The year 2024, as a destination of this galvanization, will also define new departure points out of which we can no longer afford to be self-righteous in criticizing the simplifications popular in the ascending generation joining the discerning voters. The odds for exiting generations are not only overwhelming but will be unprecedented if such simplifications become the prerequisites of action and decisions. If 2024 fails to remonstrate such complexities because the preceding years could not call for an early convention within which the 1990-1994 political settlement is reviewed, given the truth of its failure to deal with the templates of economic dominance. 


When this review happens, lessons from contexts that made politicians the only context of leadership should be carried into the process. The exaggerated sense of omnipotence given to leaders that became politicians to the exclusion of leaders that chose not to be politicians needs to be neutralized, and societal interests should define rights to determine the agenda.

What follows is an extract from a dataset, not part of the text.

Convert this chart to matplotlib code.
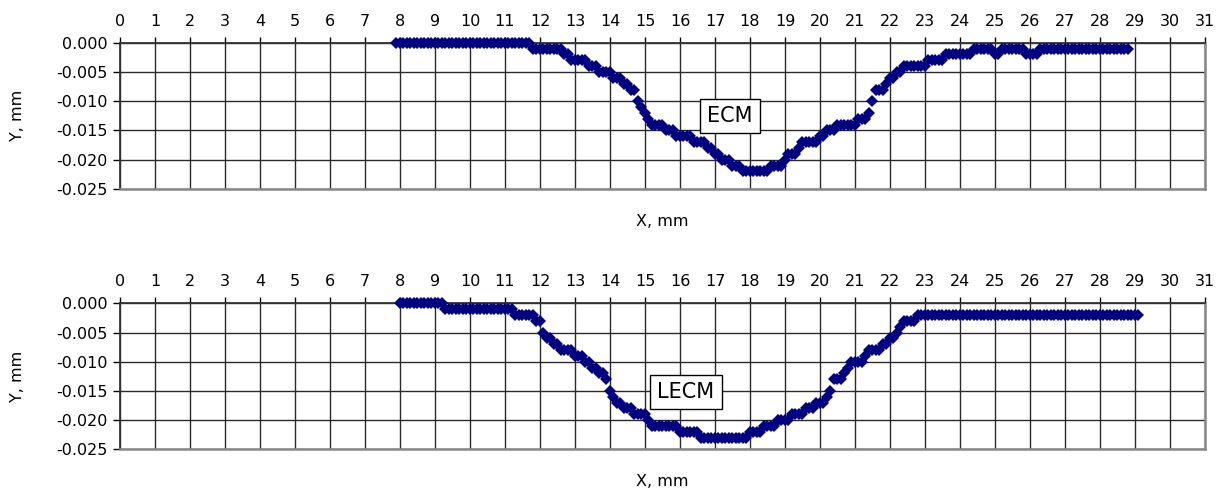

Our harsh and direct experience of the lie that a political settlement can stand without a political economy settlement that redefines ownership patterns of the economy's commanding heights should teach us how to unlearn what has obviously not worked. It has been a comfortable habit of politicians given the mandate to build a nation envisaged in the constitution to excuse their failures as the product of apartheid years at best and, at worst, that of their post-apartheid predecessors. 

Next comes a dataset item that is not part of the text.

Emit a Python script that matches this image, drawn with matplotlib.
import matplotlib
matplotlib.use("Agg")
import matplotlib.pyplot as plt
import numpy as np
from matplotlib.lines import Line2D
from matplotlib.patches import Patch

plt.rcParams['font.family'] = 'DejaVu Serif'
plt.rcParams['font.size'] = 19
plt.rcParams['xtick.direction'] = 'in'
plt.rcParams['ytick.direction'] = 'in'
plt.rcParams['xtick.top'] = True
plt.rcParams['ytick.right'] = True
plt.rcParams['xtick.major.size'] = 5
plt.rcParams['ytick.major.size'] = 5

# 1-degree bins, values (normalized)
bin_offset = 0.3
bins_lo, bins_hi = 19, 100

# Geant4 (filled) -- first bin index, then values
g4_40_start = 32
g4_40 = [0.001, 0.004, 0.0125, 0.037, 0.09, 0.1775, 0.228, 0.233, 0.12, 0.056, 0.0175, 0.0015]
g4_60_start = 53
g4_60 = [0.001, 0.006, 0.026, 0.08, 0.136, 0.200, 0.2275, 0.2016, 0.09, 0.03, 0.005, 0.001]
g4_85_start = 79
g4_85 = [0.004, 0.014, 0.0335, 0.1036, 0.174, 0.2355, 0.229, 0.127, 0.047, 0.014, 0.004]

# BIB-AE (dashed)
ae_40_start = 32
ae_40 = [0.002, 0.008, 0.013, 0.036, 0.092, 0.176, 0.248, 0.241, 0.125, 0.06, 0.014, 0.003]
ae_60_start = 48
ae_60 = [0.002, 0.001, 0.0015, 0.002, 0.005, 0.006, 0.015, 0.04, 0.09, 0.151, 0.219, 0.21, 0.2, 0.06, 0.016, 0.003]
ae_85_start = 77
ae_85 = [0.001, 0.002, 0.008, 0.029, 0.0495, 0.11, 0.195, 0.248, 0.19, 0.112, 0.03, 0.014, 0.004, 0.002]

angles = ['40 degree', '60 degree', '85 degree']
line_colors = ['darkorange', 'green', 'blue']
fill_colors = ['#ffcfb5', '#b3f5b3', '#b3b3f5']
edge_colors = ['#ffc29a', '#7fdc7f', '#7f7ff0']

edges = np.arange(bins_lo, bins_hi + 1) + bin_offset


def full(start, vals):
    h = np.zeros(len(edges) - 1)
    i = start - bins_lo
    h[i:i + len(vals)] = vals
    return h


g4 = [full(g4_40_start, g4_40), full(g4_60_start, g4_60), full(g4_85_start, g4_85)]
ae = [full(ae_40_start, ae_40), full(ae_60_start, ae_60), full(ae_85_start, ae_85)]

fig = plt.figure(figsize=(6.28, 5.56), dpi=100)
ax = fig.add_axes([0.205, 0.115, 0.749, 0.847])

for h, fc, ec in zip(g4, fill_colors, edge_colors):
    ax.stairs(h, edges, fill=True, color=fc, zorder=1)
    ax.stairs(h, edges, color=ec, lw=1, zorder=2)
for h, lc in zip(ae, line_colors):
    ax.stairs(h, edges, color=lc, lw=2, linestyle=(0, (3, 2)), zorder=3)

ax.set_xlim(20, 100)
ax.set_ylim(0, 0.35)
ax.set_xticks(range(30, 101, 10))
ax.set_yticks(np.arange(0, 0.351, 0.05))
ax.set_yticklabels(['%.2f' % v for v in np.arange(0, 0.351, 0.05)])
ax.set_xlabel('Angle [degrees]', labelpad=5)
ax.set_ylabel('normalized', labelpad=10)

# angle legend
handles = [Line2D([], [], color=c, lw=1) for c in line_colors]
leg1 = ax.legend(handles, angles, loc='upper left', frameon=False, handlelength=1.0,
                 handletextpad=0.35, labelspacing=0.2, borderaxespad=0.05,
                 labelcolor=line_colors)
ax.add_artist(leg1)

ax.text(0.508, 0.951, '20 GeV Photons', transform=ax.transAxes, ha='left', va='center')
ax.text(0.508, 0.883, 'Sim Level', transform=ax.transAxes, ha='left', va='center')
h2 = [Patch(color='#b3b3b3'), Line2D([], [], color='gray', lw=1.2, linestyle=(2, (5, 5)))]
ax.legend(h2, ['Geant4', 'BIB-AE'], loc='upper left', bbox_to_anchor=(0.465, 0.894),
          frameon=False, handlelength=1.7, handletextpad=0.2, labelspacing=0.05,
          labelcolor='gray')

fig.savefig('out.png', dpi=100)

As a society, we must ensure that as we land in 2024 as a destination, we should have prepared plans for new departures in education and health, have a battle plan for the rapid urbanization calling for new and better cities, and, more paramount the establishment of a society that make available equal opportunities to all as a mitigation strategy to the runaway inequalities. As we retreat from feeding culture with post-liberation rhetoric, our posture should target the per capita GDP contribution and share of all living in South Africa. 


Facing the inevitability of a different post-2024 South Africa is an assignment no thinker should complain of no work to do. As a thinking society, we cannot afford to be shocked; a new generation of scenarios that do not project doom and gloom should be plotted. Some in society will be impatient at best and irritating at worst, and their existence should be seen as a call to be steadfast in crafting a national purpose. CUT!!!